Answer
The function $f\left( x \right)={{\left( x \right)}^{9}}$ and $g\left( x \right)={{x}^{2}}-3x+7$.
Work Step by Step
Take ${{x}^{2}}-3x+7$ as $g\left( x \right)$ from the function $h\left( x \right)={{\left( {{x}^{2}}-3x+7 \right)}^{9}}$ and consider ${{x}^{2}}-3x+7$ as x for the another function $f\left( x \right)$.
So, the functions are $f\left( x \right)={{\left( x \right)}^{9}}$ and $g\left( x \right)={{x}^{2}}-3x+7$ .
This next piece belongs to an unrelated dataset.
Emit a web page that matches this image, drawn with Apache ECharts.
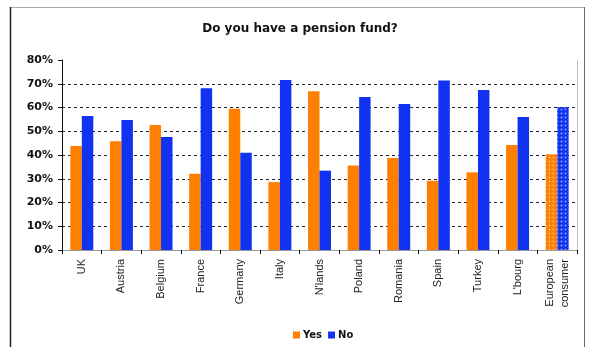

Check by composition of function $f\left( x \right)$ and $g\left( x \right)$ to find $\left( f\circ g \right)\left( x \right)$. This should give the original function,
$h\left( x \right)={{\left( {{x}^{2}}-3x+7 \right)}^{9}}$
$\begin{align}
& \left( f\circ g \right)\left( x \right)=f\left( g\left( x \right) \right) \\
& =f\left( {{x}^{2}}-3x+7 \right) \\
& ={{\left( {{x}^{2}}-3x+7 \right)}^{9}}
\end{align}$
Since, $\left( f\circ g \right)\left( x \right)=h\left( x \right)$
Hence, the functions are $f\left( x \right)={{\left( x \right)}^{9}}$ and $g\left( x \right)={{x}^{2}}-3x+7$.